I’m being influenced by Adrienne Maree Brown and Audre Lorde and their lineage and deep work they have done in black communities around healing and movement and collectivism and discussing the concept of “waging love” (in place of waging war). I’m simply picking up from them and interpreting their teachings with my unique perspective as a white, queer, femme, polyamorous, sex-positive privileged human.
What can I do to empower people so they don’t wage their internal wars on other people? What can I do to heal myself so I can help heal the world? What if we were so in love with ourselves we weren’t compelled to take human beings as slaves, shoot up black churches or gay bars, abduct or murder or rape or imprison or deliberately deny access to education or health care, commit tiny and massive acts of violence every single day because we were too preoccupied with loving ourselves, and by loving ourselves — loving our neighbor, loving the collective, thrumming us forward towards our future vision for the world, which is coming as every decision we make?

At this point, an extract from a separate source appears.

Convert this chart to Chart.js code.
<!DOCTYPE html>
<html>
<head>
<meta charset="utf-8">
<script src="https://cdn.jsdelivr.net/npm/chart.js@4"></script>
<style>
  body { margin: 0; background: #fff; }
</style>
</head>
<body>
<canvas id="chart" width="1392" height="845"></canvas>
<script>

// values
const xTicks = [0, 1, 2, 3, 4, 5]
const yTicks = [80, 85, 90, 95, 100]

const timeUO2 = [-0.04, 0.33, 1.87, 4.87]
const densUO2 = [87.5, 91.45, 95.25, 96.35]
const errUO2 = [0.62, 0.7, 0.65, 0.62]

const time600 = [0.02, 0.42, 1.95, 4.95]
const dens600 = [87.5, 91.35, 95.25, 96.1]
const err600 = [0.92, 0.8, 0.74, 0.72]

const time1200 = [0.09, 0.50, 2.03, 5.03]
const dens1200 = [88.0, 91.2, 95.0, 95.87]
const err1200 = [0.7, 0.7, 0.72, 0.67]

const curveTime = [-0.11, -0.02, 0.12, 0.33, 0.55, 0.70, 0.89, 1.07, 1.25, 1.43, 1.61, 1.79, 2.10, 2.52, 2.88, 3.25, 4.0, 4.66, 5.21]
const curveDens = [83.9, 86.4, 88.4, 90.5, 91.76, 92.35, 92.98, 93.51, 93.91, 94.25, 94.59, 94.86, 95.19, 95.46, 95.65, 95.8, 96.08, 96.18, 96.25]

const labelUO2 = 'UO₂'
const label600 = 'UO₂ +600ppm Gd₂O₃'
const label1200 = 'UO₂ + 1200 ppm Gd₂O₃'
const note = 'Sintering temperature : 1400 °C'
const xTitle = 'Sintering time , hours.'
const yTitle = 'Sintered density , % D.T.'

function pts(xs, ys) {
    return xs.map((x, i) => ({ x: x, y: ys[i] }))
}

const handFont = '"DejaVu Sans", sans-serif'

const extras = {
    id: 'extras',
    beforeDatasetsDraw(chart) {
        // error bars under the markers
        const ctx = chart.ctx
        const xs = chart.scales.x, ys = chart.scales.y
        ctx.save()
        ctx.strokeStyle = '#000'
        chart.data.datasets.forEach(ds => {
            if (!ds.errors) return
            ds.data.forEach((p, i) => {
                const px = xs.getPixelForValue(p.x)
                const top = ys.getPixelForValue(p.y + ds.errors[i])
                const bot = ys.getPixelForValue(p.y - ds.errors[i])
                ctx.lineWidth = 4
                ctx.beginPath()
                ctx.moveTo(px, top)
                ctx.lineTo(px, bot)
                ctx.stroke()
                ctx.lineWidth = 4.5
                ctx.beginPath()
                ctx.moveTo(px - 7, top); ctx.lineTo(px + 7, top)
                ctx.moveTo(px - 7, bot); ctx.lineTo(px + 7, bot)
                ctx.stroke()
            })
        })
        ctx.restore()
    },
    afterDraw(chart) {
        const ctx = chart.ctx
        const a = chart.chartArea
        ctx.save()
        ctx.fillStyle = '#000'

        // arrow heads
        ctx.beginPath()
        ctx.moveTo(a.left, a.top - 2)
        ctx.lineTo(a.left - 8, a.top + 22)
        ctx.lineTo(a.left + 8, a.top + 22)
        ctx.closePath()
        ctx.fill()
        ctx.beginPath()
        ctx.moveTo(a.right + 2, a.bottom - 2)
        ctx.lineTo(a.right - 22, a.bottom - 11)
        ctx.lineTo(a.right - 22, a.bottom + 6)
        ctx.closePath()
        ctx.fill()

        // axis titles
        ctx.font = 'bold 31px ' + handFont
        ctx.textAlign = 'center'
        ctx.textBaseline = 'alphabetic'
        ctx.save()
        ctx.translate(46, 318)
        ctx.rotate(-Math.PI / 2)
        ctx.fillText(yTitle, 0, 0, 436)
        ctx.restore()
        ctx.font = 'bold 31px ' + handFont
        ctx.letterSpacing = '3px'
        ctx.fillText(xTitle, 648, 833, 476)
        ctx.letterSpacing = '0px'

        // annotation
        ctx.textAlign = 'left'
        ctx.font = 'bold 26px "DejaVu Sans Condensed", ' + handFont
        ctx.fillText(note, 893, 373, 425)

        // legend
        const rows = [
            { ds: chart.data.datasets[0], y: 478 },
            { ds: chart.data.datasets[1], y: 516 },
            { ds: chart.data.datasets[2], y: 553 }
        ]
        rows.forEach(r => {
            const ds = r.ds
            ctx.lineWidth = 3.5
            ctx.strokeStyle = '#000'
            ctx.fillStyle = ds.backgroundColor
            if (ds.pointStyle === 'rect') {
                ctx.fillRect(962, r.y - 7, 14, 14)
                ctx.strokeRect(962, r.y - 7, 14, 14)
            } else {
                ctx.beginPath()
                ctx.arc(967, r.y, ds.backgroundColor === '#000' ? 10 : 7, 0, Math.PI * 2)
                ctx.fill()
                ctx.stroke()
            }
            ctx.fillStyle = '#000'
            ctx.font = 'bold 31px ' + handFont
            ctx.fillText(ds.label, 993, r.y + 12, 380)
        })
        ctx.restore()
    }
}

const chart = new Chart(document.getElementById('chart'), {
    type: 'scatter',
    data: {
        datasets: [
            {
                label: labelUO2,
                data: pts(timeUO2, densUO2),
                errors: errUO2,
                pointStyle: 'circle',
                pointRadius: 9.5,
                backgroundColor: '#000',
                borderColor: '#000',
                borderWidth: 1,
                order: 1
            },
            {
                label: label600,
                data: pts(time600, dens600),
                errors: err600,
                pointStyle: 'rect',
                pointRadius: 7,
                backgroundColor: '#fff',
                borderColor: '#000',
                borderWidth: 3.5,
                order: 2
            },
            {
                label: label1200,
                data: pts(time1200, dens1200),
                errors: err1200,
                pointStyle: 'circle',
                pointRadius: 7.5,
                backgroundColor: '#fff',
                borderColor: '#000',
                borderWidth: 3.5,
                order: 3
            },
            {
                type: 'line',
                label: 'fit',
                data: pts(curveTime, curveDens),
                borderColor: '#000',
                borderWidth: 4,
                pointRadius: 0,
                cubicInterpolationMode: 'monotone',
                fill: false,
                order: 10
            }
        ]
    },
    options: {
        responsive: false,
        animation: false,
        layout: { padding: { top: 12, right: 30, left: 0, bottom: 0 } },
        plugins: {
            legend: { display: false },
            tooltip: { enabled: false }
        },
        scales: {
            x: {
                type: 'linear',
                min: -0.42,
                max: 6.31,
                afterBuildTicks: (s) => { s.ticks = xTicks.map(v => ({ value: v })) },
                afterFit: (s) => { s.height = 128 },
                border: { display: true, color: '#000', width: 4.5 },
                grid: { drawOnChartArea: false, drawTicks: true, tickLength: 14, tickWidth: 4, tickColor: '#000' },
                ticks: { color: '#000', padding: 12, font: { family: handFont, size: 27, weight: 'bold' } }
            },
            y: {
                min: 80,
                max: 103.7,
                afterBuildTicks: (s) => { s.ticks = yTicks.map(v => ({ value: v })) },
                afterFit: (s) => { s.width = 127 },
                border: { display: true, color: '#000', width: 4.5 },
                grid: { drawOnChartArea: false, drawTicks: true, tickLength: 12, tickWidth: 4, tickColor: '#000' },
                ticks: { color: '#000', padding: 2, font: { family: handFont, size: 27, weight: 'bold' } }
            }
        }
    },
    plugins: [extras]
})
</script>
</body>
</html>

Toni Morrison was an editor at Random House during the civil rights movement of the 70s before she was a Nobel Laureate. She decided instead of taking to the streets in protest, she would do what she could where she was at with her unique power. Although she believed overt activism was important work, she decided part of her protest would be to edit and publish and support black authors and thrust their record of experience into the public eye through books: Angela Davis, Muhammad Ali, Toni Cade Bambara, and countless others.

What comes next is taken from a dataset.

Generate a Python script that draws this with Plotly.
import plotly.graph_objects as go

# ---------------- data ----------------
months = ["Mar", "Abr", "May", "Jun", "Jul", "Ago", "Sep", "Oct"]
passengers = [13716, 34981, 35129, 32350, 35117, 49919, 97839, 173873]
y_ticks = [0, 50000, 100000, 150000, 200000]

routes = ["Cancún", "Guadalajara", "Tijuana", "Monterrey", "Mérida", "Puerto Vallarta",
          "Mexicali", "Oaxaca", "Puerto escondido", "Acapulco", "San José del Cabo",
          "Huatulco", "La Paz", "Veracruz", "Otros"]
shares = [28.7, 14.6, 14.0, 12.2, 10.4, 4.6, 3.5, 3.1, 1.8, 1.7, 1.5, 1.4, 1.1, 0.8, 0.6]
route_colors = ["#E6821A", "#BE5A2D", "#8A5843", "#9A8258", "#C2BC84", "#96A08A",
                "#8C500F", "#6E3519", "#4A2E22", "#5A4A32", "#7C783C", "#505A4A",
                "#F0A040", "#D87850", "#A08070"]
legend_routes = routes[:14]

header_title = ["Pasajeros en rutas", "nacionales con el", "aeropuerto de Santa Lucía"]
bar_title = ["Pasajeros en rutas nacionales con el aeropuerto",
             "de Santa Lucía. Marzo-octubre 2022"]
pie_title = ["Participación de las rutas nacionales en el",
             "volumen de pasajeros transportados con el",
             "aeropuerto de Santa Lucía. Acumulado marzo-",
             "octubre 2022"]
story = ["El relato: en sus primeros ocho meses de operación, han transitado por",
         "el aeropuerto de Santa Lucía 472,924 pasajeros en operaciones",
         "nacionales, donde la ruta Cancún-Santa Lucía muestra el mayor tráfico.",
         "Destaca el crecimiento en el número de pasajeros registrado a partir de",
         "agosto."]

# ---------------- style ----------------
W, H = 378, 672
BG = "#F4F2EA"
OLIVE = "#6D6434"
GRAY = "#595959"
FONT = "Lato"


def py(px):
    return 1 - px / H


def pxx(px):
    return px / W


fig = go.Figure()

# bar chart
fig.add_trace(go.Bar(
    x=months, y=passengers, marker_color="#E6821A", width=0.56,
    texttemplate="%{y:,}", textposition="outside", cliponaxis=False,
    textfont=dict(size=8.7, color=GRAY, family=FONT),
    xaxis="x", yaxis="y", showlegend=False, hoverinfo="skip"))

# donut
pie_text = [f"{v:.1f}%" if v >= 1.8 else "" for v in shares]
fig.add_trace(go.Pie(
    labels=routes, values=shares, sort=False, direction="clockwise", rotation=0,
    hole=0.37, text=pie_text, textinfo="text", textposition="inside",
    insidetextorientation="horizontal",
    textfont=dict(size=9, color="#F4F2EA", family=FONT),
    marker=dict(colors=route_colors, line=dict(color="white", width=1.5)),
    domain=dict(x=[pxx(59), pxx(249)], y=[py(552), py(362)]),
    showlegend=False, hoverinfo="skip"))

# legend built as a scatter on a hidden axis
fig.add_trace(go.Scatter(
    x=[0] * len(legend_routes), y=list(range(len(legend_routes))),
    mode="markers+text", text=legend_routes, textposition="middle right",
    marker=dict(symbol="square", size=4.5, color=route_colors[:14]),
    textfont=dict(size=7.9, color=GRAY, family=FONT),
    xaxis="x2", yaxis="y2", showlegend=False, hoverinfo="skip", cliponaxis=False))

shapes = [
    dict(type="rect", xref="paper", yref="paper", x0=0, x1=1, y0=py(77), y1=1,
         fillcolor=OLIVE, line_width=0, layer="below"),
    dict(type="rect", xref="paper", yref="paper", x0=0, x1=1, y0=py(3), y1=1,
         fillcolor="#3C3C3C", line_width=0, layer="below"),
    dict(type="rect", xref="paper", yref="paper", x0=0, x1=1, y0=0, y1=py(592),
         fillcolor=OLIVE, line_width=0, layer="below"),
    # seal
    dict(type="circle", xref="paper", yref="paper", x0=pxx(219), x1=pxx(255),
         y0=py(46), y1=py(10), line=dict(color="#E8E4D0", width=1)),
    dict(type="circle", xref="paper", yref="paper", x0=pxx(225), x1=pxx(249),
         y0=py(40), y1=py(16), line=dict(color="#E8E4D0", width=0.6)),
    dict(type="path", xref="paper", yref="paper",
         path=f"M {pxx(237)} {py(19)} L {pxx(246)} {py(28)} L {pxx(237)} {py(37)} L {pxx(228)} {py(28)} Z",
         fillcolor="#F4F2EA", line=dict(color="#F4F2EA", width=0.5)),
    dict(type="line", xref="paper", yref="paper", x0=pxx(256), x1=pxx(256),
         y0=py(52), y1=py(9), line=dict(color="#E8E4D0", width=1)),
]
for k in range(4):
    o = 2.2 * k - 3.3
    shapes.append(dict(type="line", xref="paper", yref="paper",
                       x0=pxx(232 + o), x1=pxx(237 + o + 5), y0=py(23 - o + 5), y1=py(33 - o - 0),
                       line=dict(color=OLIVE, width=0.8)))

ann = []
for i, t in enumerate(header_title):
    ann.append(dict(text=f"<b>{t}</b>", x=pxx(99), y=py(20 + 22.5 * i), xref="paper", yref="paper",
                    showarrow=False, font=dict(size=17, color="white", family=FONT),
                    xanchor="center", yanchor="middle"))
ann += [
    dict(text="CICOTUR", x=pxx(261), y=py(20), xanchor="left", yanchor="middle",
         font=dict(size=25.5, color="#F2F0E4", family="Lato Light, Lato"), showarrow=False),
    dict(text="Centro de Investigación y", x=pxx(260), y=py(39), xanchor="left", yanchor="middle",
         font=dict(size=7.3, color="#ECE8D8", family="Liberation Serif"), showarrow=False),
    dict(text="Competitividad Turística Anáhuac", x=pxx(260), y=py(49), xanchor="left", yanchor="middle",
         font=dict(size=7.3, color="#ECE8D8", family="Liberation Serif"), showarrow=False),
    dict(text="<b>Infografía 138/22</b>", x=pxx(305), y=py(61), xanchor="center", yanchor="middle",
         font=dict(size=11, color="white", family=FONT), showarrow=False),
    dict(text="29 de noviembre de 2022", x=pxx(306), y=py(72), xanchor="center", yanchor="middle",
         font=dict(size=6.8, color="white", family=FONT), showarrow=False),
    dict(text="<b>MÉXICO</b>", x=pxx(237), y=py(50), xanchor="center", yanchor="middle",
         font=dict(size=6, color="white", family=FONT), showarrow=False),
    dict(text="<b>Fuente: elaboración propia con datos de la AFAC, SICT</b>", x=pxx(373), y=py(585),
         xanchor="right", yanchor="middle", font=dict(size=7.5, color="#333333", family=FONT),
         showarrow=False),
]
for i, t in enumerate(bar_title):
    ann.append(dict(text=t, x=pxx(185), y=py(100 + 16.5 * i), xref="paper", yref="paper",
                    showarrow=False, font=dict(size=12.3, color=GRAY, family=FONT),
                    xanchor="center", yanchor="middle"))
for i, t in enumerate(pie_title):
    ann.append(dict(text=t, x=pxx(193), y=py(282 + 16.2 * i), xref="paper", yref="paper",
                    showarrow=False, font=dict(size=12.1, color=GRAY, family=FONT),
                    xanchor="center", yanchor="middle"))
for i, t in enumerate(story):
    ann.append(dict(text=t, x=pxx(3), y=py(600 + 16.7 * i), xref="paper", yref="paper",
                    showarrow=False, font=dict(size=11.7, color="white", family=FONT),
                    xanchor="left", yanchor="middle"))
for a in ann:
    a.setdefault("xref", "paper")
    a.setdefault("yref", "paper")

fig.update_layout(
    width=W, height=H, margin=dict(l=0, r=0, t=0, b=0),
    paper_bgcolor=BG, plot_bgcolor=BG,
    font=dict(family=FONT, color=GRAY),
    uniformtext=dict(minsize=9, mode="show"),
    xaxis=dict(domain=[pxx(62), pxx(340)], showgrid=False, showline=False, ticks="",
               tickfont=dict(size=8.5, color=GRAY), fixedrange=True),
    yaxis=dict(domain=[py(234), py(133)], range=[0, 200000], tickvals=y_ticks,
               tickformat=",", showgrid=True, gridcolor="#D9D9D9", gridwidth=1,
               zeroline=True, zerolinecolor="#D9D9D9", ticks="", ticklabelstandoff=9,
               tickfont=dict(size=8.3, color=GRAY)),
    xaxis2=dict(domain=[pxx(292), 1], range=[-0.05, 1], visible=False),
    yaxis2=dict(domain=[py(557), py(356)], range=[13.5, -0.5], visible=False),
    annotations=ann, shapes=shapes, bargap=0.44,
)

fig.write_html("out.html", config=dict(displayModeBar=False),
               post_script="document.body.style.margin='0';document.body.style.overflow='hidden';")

My protest is to heal myself. My protest is to love myself so much that others can’t help but want to love themselves, too. My protest is that by loving myself I am choosing the future vision of the world with every act of self-love. I am choosing my neighbor. I am choosing to create offerings of love, tribute to the collective — my protest is to make art filled with naked female bodies, to start a YouTube channel and offer life advice to those who are suffering and stuck, using my life experiences and innate knowledge as enough qualification, credibility, to help others. I have done work to heal myself, so I can share art and stories to help heal others. We have used creativity as a form of protest for millennia and yet as a young woman who has experienced much I still didn’t feel qualified enough to create and sit and discuss until I began to love myself.

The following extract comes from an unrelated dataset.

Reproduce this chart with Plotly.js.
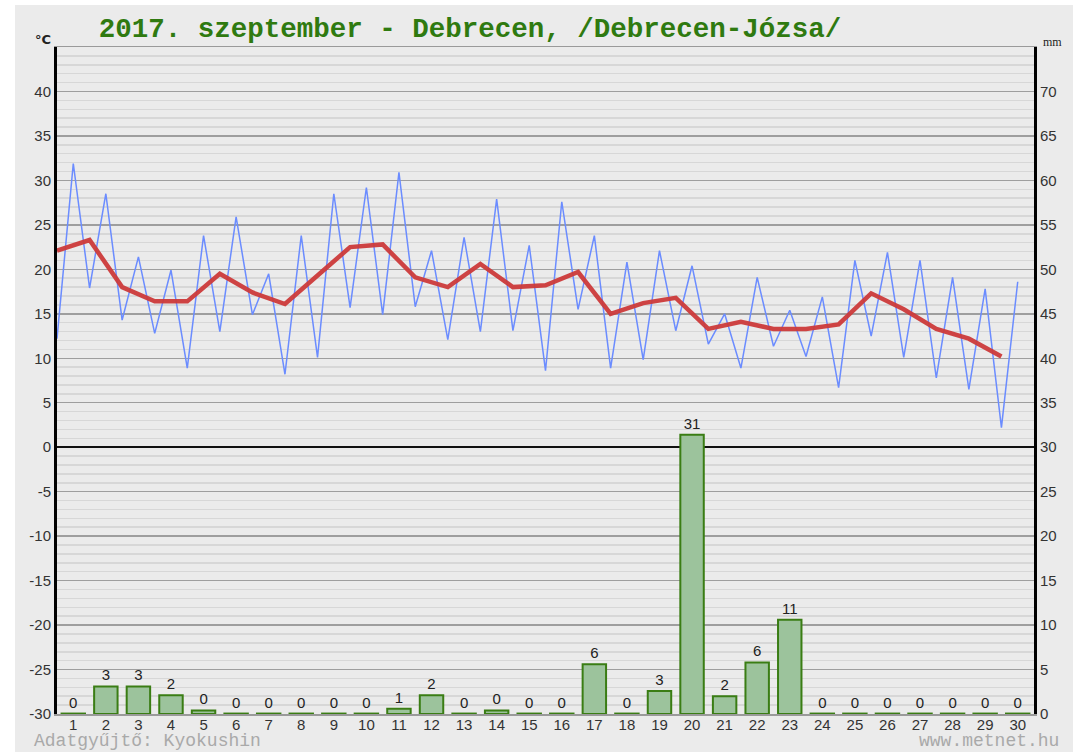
<!DOCTYPE html>
<html>
<head>
<meta charset="utf-8">
<script src="https://cdn.plot.ly/plotly-3.0.1.min.js"></script>
<style>html,body{margin:0;padding:0;background:#fff;}#chart{width:1075px;height:752px;}</style>
</head>
<body>
<div id="chart"></div>
<script>
const days = [1,2,3,4,5,6,7,8,9,10,11,12,13,14,15,16,17,18,19,20,21,22,23,24,25,26,27,28,29,30];
const tMin = [12.2,17.9,14.3,12.8,8.9,13.0,14.9,8.2,10.1,15.7,14.9,15.8,12.1,13.0,13.1,8.6,15.5,8.9,9.85,13.1,11.6,8.9,11.35,10.2,6.7,12.5,10.1,7.8,6.5,2.2];
const tMax = [31.9,28.5,21.4,19.9,23.8,25.9,19.5,23.8,28.5,29.2,30.9,22.1,23.6,27.9,22.7,27.6,23.8,20.8,22.1,20.4,15.0,19.1,15.4,16.9,21.0,21.9,21.0,19.1,17.8,18.6];
const tMean = [22.1,23.3,18.0,16.4,16.4,19.5,17.4,16.1,19.3,22.5,22.8,19.1,18.0,20.6,18.0,18.2,19.7,15.0,16.2,16.8,13.3,14.1,13.3,13.3,13.8,17.3,15.5,13.3,12.2,10.2];
const precip = [0,3.1,3.1,2.1,0.4,0,0,0,0,0,0.6,2.1,0,0.4,0,0,5.6,0,2.6,31.4,2.0,5.8,10.6,0,0,0,0,0,0,0];
const tempTicks = [-30,-25,-20,-15,-10,-5,0,5,10,15,20,25,30,35,40];
const mmTicks = [0,5,10,15,20,25,30,35,40,45,50,55,60,65,70];

// blue zigzag: min at start of day, max at middle of day
const zx = [], zy = [];
days.forEach((d,i) => { zx.push(d-1, d-0.5); zy.push(tMin[i], tMax[i]); });

const traces = [
  {
    type: 'bar', x: days.map(d => d-0.5), y: precip.map(v => Math.max(v, 0.05)),
    yaxis: 'y2', width: 0.72,
    marker: {color: '#9cc39c', line: {color: '#3a7d14', width: 2}},
    text: precip.map(v => String(Math.round(v))), textposition: 'outside', cliponaxis: false,
    textfont: {family: 'Liberation Sans, Arial, sans-serif', size: 15, color: '#222'},
    hoverinfo: 'skip'
  },
  {
    type: 'scatter', mode: 'lines', x: zx, y: zy,
    line: {color: '#6b8cff', width: 1.5}, hoverinfo: 'skip'
  },
  {
    type: 'scatter', mode: 'lines', x: days.map(d => d-1), y: tMean,
    line: {color: '#cc3a3a', width: 4.5}, opacity: 0.95, hoverinfo: 'skip'
  }
];

const tickFont = {family: 'Liberation Sans, Arial, sans-serif', size: 15, color: '#333'};
const L = 57, R = 1034, T = 47, B = 714, W = 1075, H = 752;
const px = x => (x - L) / (R - L);
const py = y => (B - y) / (B - T);

const layout = {
  width: W, height: H,
  margin: {l: L, r: W - R, t: T, b: H - B, pad: 0},
  paper_bgcolor: '#ffffff', plot_bgcolor: '#ebebeb',
  showlegend: false,
  bargap: 0,
  title: {
    text: '2017. szeptember - Debrecen, /Debrecen-Józsa/',
    font: {family: 'Liberation Mono, Courier New, monospace', size: 27.5, color: '#2f7a10', weight: 'bold'},
    x: 470 / W, xref: 'container', xanchor: 'center',
    y: 1 - 27 / H, yref: 'container', yanchor: 'middle'
  },
  xaxis: {
    range: [0, 30], tickmode: 'array', tickvals: days.map(d => d-0.5), ticktext: days.map(String),
    showgrid: false, zeroline: false, ticks: '', tickfont: tickFont, ticklabelstandoff: -4,
    showline: true, mirror: true, linecolor: '#9a9a9a', linewidth: 1.5, fixedrange: true
  },
  yaxis: {
    range: [-30, 45], tickmode: 'array', tickvals: tempTicks, ticktext: tempTicks.map(String),
    showgrid: true, gridcolor: '#9e9e9e', gridwidth: 1.5,
    minor: {tickmode: 'linear', tick0: -30, dtick: 1, showgrid: true, gridcolor: '#d7d7d7', gridwidth: 1.5, ticks: ''},
    zeroline: true, zerolinecolor: '#111', zerolinewidth: 2,
    showline: true, linecolor: '#000', linewidth: 3,
    ticks: '', tickfont: tickFont, fixedrange: true
  },
  yaxis2: {
    range: [0, 75], overlaying: 'y', side: 'right', tickmode: 'array', tickvals: mmTicks, ticktext: mmTicks.map(String),
    showgrid: false, zeroline: false, showline: true, linecolor: '#000', linewidth: 3,
    ticks: '', tickfont: tickFont, fixedrange: true
  },
  shapes: [
    {type: 'rect', xref: 'paper', yref: 'paper', layer: 'below',
     x0: px(15), x1: px(1073), y0: py(752), y1: py(5),
     fillcolor: '#ebebeb', line: {width: 0}}
  ],
  annotations: [
    {text: '°C', xref: 'paper', yref: 'paper', x: px(53), y: py(40), xanchor: 'right', yanchor: 'middle', showarrow: false,
     font: {family: 'DejaVu Sans, sans-serif', size: 13, color: '#222', weight: 'bold'}},
    {text: 'mm', xref: 'paper', yref: 'paper', x: px(1041), y: py(42), xanchor: 'left', yanchor: 'middle', showarrow: false,
     font: {family: 'Liberation Serif, serif', size: 12, color: '#222'}},
    {text: 'Adatgyűjtő: Kyokushin', xref: 'paper', yref: 'paper', x: px(32), y: py(741), xanchor: 'left', yanchor: 'middle', showarrow: false,
     font: {family: 'Liberation Mono, Courier New, monospace', size: 18, color: '#a9a9a9'}},
    {text: 'www.metnet.hu', xref: 'paper', yref: 'paper', x: px(1061), y: py(741), xanchor: 'right', yanchor: 'middle', showarrow: false,
     font: {family: 'Liberation Mono, Courier New, monospace', size: 18, color: '#a9a9a9'}}
  ]
};

Plotly.newPlot('chart', traces, layout, {displayModeBar: false, staticPlot: true});
</script>
</body>
</html>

Like Toni, I want to be unabashedly confident in my love of self and my work so I can inspire confidence in others to pick up their own forms of protest.
I set fire to myself to sprout new stems
How I feel today affects all of us. I am not powerless to affect the future vision of the world because every choice I make influences it, as Adrienne Maree Brown exposes in her powerful, thoughtful, deliberate, profound book “Emergent Strategy”; the difference can be that I decide to participate and be in right relationship with myself in order to drive the most collective good, the most collective love. I am part of something bigger, I am not alone, I am “magnificent and influential” just by being.
Oak trees intertwine their roots to stand strong in the face of storms. The root system of an old oak can reach hundreds of miles around itself.
We are oak trees, we are the root system. We are the shade, the leaves, the acorns.
“When the aboveground part of an oak is killed by fire, the roots can survive and sprout new stems.”²
The whole is the sum of its parts. Every choice I make is the foundation of our collective movement as a species, every belief that passes my brow guides us to our future state. Even if fire is taken to me — my/our roots can survive to sprout new stems. And so out of my suffering and trauma, out of the burnt wreckage, and out of protest — I sprout new stems.